Nevertheless, much of these labour categories – waitering, hospitality and caring services – are inherently labour intensive. A severely tightened supply of labour for this segment will help push up wages to or above a living wage. It will also incentivise more Singaporeans, whose educational levels are not high, to join such categories and to professionalise them with pride in service with the satisfaction of making a reasonable wage. Those who are good with their hands – chefs, plumbers, electricians and mechanics – will also find themselves in a "sweet spot" as it will take a long time before technology can substitute this segment of work. Our vocational training institutes should continue to receive considerable support to produce competent vocational labour.

Government policy towards education and skills training has to be formed at making it more practical for adults to learn.

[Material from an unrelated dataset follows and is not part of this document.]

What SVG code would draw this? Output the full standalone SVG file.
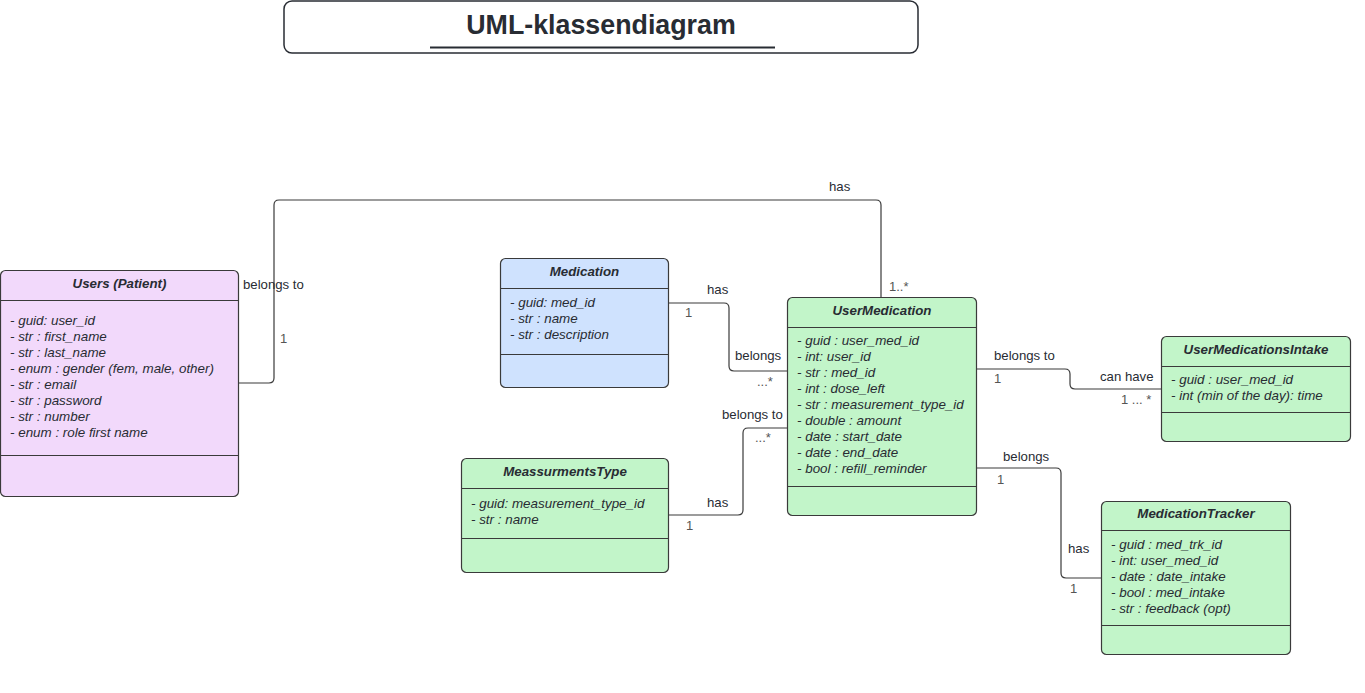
<svg xmlns="http://www.w3.org/2000/svg" width="1365" height="693" viewBox="0 0 1365 693">
<style>
.box{stroke:#3a3a3a;stroke-width:1.2}
.sep{stroke:#3a3a3a;stroke-width:1.2}
.ttl{font-family:"Liberation Sans",Arial,sans-serif;font-size:13.3px;font-weight:bold;font-style:italic;fill:#282c33;text-anchor:middle}
.att{font-family:"Liberation Sans",Arial,sans-serif;font-size:13.4px;font-style:italic;fill:#282c33}
.lbl{font-family:"Liberation Sans",Arial,sans-serif;font-size:13.2px;fill:#282c33}
.mul{font-family:"Liberation Sans",Arial,sans-serif;font-size:13px;fill:#555555}
.con{fill:none;stroke:#3a3a3a;stroke-width:1.2}
.purple{fill:#f2d9fb}.blue{fill:#cfe2fe}.green{fill:#c2f5c9}
</style>
<rect width="1365" height="693" fill="#ffffff"/>
<g id="title">
<rect x="284" y="1" width="634" height="52" rx="8" fill="#ffffff" stroke="#282c33" stroke-width="1.5"/>
<text x="601" y="34" font-family="Liberation Sans,Arial,sans-serif" font-size="26.8" font-weight="bold" fill="#282c33" text-anchor="middle">UML-klassendiagram</text>
<line x1="430" y1="47.5" x2="775" y2="47.5" stroke="#282c33" stroke-width="2"/>
</g>
<g id="connectors">
<path class="con" d="M239,383 H269 Q274,383 274,378 V205 Q274,200 279,200 H876 Q881,200 881,205 V297"/>
<path class="con" d="M669,303 H724 Q729,303 729,308 V366 Q729,371 734,371 H787"/>
<path class="con" d="M669,515 H738 Q743,515 743,510 V433 Q743,428 748,428 H787"/>
<path class="con" d="M977,369 H1065 Q1070,369 1070,374 V384 Q1070,389 1075,389 H1161"/>
<path class="con" d="M977,468 H1056 Q1061,468 1061,473 V573 Q1061,578 1066,578 H1101"/>
<text class="lbl" x="243" y="289">belongs to</text>
<text class="mul" x="280" y="343">1</text>
<text class="lbl" x="829" y="191" font-size="11">has</text>
<text class="mul" x="889" y="291">1..*</text>
<text class="lbl" x="707" y="294">has</text>
<text class="mul" x="685" y="317">1</text>
<text class="lbl" x="735" y="360">belongs</text>
<text class="mul" x="757" y="386">...*</text>
<text class="lbl" x="722" y="419">belongs to</text>
<text class="mul" x="755" y="442">...*</text>
<text class="lbl" x="707" y="507">has</text>
<text class="mul" x="686" y="530">1</text>
<text class="lbl" x="994" y="360">belongs to</text>
<text class="mul" x="994" y="383">1</text>
<text class="lbl" x="1100" y="381">can have</text>
<text class="mul" x="1121" y="404">1 ... *</text>
<text class="lbl" x="1003" y="461">belongs</text>
<text class="mul" x="997" y="484">1</text>
<text class="lbl" x="1068" y="553">has</text>
<text class="mul" x="1070" y="593">1</text>
</g>
<g id="users">
<rect class="box purple" x="0.5" y="270.5" width="238" height="226" rx="5"/>
<line class="sep" x1="0.5" y1="300.5" x2="238.5" y2="300.5"/>
<line class="sep" x1="0.5" y1="455.5" x2="238.5" y2="455.5"/>
<text class="ttl" x="119.5" y="288">Users (Patient)</text>
<text class="att" x="10" y="325">- guid: user_id</text>
<text class="att" x="10" y="341">- str : first_name</text>
<text class="att" x="10" y="357">- str : last_name</text>
<text class="att" x="10" y="373">- enum : gender (fem, male, other)</text>
<text class="att" x="10" y="389">- str : email</text>
<text class="att" x="10" y="405">- str : password</text>
<text class="att" x="10" y="421">- str : number</text>
<text class="att" x="10" y="437">- enum : role first name</text>
</g>
<g id="medication">
<rect class="box blue" x="500.5" y="258.5" width="168" height="129" rx="5"/>
<line class="sep" x1="500.5" y1="288.5" x2="668.5" y2="288.5"/>
<line class="sep" x1="500.5" y1="354.5" x2="668.5" y2="354.5"/>
<text class="ttl" x="584.5" y="276">Medication</text>
<text class="att" x="510" y="307">- guid: med_id</text>
<text class="att" x="510" y="323">- str : name</text>
<text class="att" x="510" y="339">- str : description</text>
</g>
<g id="meassurmentstype">
<rect class="box green" x="461.5" y="458.5" width="207" height="114" rx="5"/>
<line class="sep" x1="461.5" y1="488.5" x2="668.5" y2="488.5"/>
<line class="sep" x1="461.5" y1="538.5" x2="668.5" y2="538.5"/>
<text class="ttl" x="565" y="476">MeassurmentsType</text>
<text class="att" x="471" y="508">- guid: measurement_type_id</text>
<text class="att" x="471" y="524">- str : name</text>
</g>
<g id="usermedication">
<rect class="box green" x="787.5" y="297.5" width="189" height="218" rx="5"/>
<line class="sep" x1="787.5" y1="327.5" x2="976.5" y2="327.5"/>
<line class="sep" x1="787.5" y1="486.5" x2="976.5" y2="486.5"/>
<text class="ttl" x="882" y="315">UserMedication</text>
<text class="att" x="797" y="345">- guid : user_med_id</text>
<text class="att" x="797" y="361">- int: user_id</text>
<text class="att" x="797" y="377">- str : med_id</text>
<text class="att" x="797" y="393">- int : dose_left</text>
<text class="att" x="797" y="409">- str : measurement_type_id</text>
<text class="att" x="797" y="425">- double : amount</text>
<text class="att" x="797" y="441">- date : start_date</text>
<text class="att" x="797" y="457">- date : end_date</text>
<text class="att" x="797" y="473">- bool : refill_reminder</text>
</g>
<g id="usermedicationsintake">
<rect class="box green" x="1161.5" y="336.5" width="189" height="105" rx="5"/>
<line class="sep" x1="1161.5" y1="366.5" x2="1350.5" y2="366.5"/>
<line class="sep" x1="1161.5" y1="412.5" x2="1350.5" y2="412.5"/>
<text class="ttl" x="1256" y="354">UserMedicationsIntake</text>
<text class="att" x="1171" y="384">- guid : user_med_id</text>
<text class="att" x="1171" y="400">- int (min of the day): time</text>
</g>
<g id="medicationtracker">
<rect class="box green" x="1101.5" y="501.5" width="189" height="153" rx="5"/>
<line class="sep" x1="1101.5" y1="530.5" x2="1290.5" y2="530.5"/>
<line class="sep" x1="1101.5" y1="625.5" x2="1290.5" y2="625.5"/>
<text class="ttl" x="1196" y="518">MedicationTracker</text>
<text class="att" x="1111" y="549">- guid : med_trk_id</text>
<text class="att" x="1111" y="565">- int: user_med_id</text>
<text class="att" x="1111" y="581">- date : date_intake</text>
<text class="att" x="1111" y="597">- bool : med_intake</text>
<text class="att" x="1111" y="613">- str : feedback (opt)</text>
</g>
</svg>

All workers, from professionals to the minimum skilled, will have to relearn several times in the course of a career.

In the case of many, their specialisations will be overtaken by technology in the course of their work lives and they will need to transition to other skilled areas. Unless adult learning is made available in a form and at a cost which makes it possible for those with financial and family obligations to undertake training in a timely fashion, they will not be ready when the reality hits. The consequences for such a lack of preparation will be structural unemployment or underemployment.

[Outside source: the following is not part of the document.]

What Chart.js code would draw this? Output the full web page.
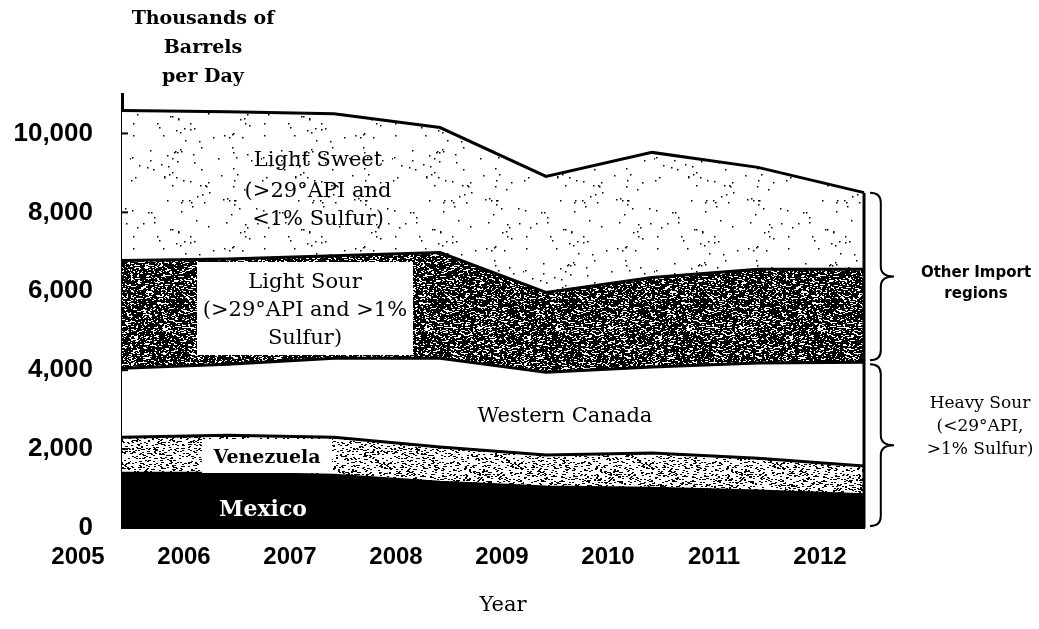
<!DOCTYPE html>
<html>
<head>
<meta charset="utf-8">
<script src="https://cdn.jsdelivr.net/npm/chart.js@4.4.0/dist/chart.umd.min.js"></script>
<style>
  body { margin: 0; background: #fff; }
  #wrap { width: 1039px; height: 629px; }
</style>
</head>
<body>
<div id="wrap"><canvas id="crudeChart" width="1039" height="629"></canvas></div>
<script>
// values, thousands of barrels per day
const years = ['2005', '2006', '2007', '2008', '2009', '2010', '2011', '2012'];
const mexico = [1390, 1390, 1340, 1160, 1040, 1010, 940, 840];
const venezuela = [910, 960, 960, 890, 810, 890, 830, 730];
const westernCanada = [1750, 1800, 2000, 2250, 2100, 2180, 2410, 2630];
const lightSour = [2730, 2670, 2600, 2680, 2020, 2270, 2380, 2360];
const lightSweet = [3800, 3730, 3600, 3170, 2940, 3170, 2580, 1940];

const yTicks = [0, 2000, 4000, 6000, 8000, 10000];
const yMax = 11000;

// stipple textures for the scanned look (seeded, so every run is the same)
function stipple(density, seed, w, h) {
  const c = document.createElement('canvas');
  c.width = 131; c.height = 113;
  const g = c.getContext('2d');
  g.fillStyle = '#fff';
  g.fillRect(0, 0, c.width, c.height);
  g.fillStyle = '#000';
  let s = seed >>> 0;
  function rnd() {
    s = (s + 0x6D2B79F5) >>> 0;
    let t = s;
    t = Math.imul(t ^ (t >>> 15), t | 1);
    t ^= t + Math.imul(t ^ (t >>> 7), t | 61);
    return ((t ^ (t >>> 14)) >>> 0) / 4294967296;
  }
  for (let y = 0; y < c.height; y++) {
    for (let x = 0; x < c.width; x++) {
      if (rnd() < density) g.fillRect(x, y, w, h);
    }
  }
  return g.createPattern(c, 'repeat');
}
const sweetFill = stipple(0.006, 7, 1.5, 1.5);
const sourFill = stipple(0.5, 11, 2, 1);
const venezFill = stipple(0.13, 3, 2, 1);

const serif = '"DejaVu Serif", "Liberation Serif", serif';
const sans = '"Liberation Sans", Arial, sans-serif';

function brace(ctx, x, y1, y2, w) {
  const mid = (y1 + y2) / 2;
  const r = 10;
  const sx = x + w * 0.45;
  ctx.beginPath();
  ctx.moveTo(x, y1);
  ctx.quadraticCurveTo(sx, y1, sx, y1 + r);
  ctx.lineTo(sx, mid - r);
  ctx.quadraticCurveTo(sx, mid, x + w, mid);
  ctx.quadraticCurveTo(sx, mid, sx, mid + r);
  ctx.lineTo(sx, y2 - r);
  ctx.quadraticCurveTo(sx, y2, x, y2);
  ctx.stroke();
}

const extras = {
  id: 'extras',
  afterDatasetsDraw(chart) {
    const ctx = chart.ctx;
    const xs = chart.scales.x, ys = chart.scales.y;
    ctx.save();
    // white label boxes
    ctx.fillStyle = '#fff';
    ctx.fillRect(197, 262, 216, 93);
    ctx.fillRect(202, 439, 130, 34);

    // right edge of the stack
    const last = years.length - 1;
    const total = mexico[last] + venezuela[last] + westernCanada[last] + lightSour[last] + lightSweet[last];
    const xr = xs.getPixelForValue(last);
    ctx.strokeStyle = '#000';
    ctx.lineWidth = 3;
    ctx.beginPath();
    ctx.moveTo(xr, ys.getPixelForValue(total));
    ctx.lineTo(xr, ys.getPixelForValue(0));
    ctx.stroke();

    // little inward ticks on the y axis
    ctx.lineWidth = 2;
    yTicks.forEach(v => {
      const y = ys.getPixelForValue(v);
      ctx.beginPath();
      ctx.moveTo(xs.left, y);
      ctx.lineTo(xs.left + 6, y);
      ctx.stroke();
    });

    // braces
    const heavyTop = mexico[last] + venezuela[last] + westernCanada[last];
    ctx.lineWidth = 2;
    brace(ctx, xr + 6, ys.getPixelForValue(total), ys.getPixelForValue(heavyTop) - 2, 24);
    brace(ctx, xr + 6, ys.getPixelForValue(heavyTop) + 2, ys.getPixelForValue(0) - 2, 24);

    // text
    ctx.fillStyle = '#000';
    ctx.textAlign = 'center';
    ctx.textBaseline = 'middle';
    ctx.font = 'bold 19px ' + serif;
    ctx.fillText('Thousands of', 203, 19);
    ctx.fillText('Barrels', 203, 48);
    ctx.fillText('per Day', 203, 77);

    ctx.font = '21px ' + serif;
    ctx.fillText('Light Sweet', 318, 161);
    ctx.fillText('(>29°API and', 318, 192);
    ctx.fillText('<1% Sulfur)', 318, 220);
    ctx.fillText('Light Sour', 305, 283);
    ctx.fillText('(>29°API and >1%', 305, 311);
    ctx.fillText('Sulfur)', 305, 339);
    ctx.fillText('Western Canada', 565, 417);
    ctx.fillText('Year', 503, 606);

    ctx.font = 'bold 19px ' + serif;
    ctx.fillText('Venezuela', 267, 458);
    ctx.fillStyle = '#fff';
    ctx.font = 'bold 22px ' + serif;
    ctx.fillText('Mexico', 263, 510);

    ctx.fillStyle = '#000';
    ctx.font = 'bold 15px "DejaVu Sans", sans-serif';
    ctx.fillText('Other Import', 976, 273);
    ctx.fillText('regions', 976, 294);
    ctx.font = '17px ' + serif;
    ctx.fillText('Heavy Sour', 980, 404);
    ctx.fillText('(<29°API,', 980, 427);
    ctx.fillText('>1% Sulfur)', 980, 450);
    ctx.restore();
  }
};

function layer(data, fill, bg) {
  return {
    data: data,
    fill: fill,
    backgroundColor: bg,
    borderColor: '#000',
    borderWidth: 3,
    pointRadius: 0,
    tension: 0,
    clip: false
  };
}

const ctx = document.getElementById('crudeChart');
const crudeChart = new Chart(ctx, {
  type: 'line',
  data: {
    labels: years,
    datasets: [
      layer(mexico, 'origin', '#000'),
      layer(venezuela, '-1', venezFill),
      layer(westernCanada, '-1', '#fff'),
      layer(lightSour, '-1', sourFill),
      layer(lightSweet, '-1', sweetFill)
    ]
  },
  options: {
    responsive: false,
    animation: false,
    layout: { padding: { top: 94, right: 175, left: 0, bottom: 0 } },
    plugins: { legend: { display: false }, tooltip: { enabled: false } },
    scales: {
      x: {
        offset: false,
        grid: { display: false, drawTicks: false },
        border: { display: true, color: '#000', width: 2 },
        ticks: {
          color: '#000',
          font: { family: sans, size: 24, weight: 'bold' },
          padding: 15,
          labelOffset: -44,
          autoSkip: false,
          maxRotation: 0
        },
        afterFit(scale) { scale.height = 101; }
      },
      y: {
        stacked: true,
        min: 0,
        max: yMax,
        grid: { display: false, drawTicks: false },
        border: { display: true, color: '#000', width: 3 },
        ticks: {
          autoSkip: false,
          color: '#000',
          padding: 29,
          font: { family: sans, size: 26, weight: 'bold' },
          callback: v => v.toLocaleString('en-US')
        },
        afterBuildTicks(scale) {
          scale.ticks = yTicks.map(v => ({ value: v }));
        },
        afterFit(scale) { scale.width = 122; }
      }
    }
  },
  plugins: [extras]
});
</script>
</body>
</html>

The work already being done by the Workforce Development Agency (WDA) on worker up-skilling, MOE with pre-market labour preparation and sector and firm level focused agencies such as EDB, SPRING and IE Singapore should be better integrated. This would give our upstream (MOE) and parallel stream (WDA) agencies early warning of what skills and knowledge sets will be in demand and which are waning and adjust their supply of education and training more nimbly.

Frictional unemployment may well be an occasional reality for many workers in the future even if we have good adult knowledge and skill provision in place for the labour force. Both workers and government need to accept that they have to think ahead to how to deal with such episodes with the longer term in view. Workers should embrace training and learning whilst they are employed and not wait to become outmoded by technology or out-priced by international wage competition. Government should consider the provision of short term unemployment insurance as an assistance measure to support workers through these tough episodes. Doing so is not about "rewarding laziness" but about limiting the social fall-out from unemployment.

Choices

Challenging as the future of work will be, government and workers still have considerable autonomy over the future. Such autonomy is conditional on two streams of action.

The first is about the things that they do – are we prepared to make investments with the future in view? Will workers be willing to train? Will workers make proactive career adjustments? Can workers be resilient?

The second is about things that they do not do – will workers seek to resist change? Will government wait for "evidence of change’ before making the necessary investments? Will workers become over-reliant on government protection? Will workers focus on being upset about change?

If the answer is ‘yes’ to the first set of questions and ‘no’ to the second set, we will find that our labour force will remain economically relevant for longer.

We will not have a choice of resisting technological change, it has a history of winning – but we do have choices about how we cope with it. And the earlier we start making the right ones the better.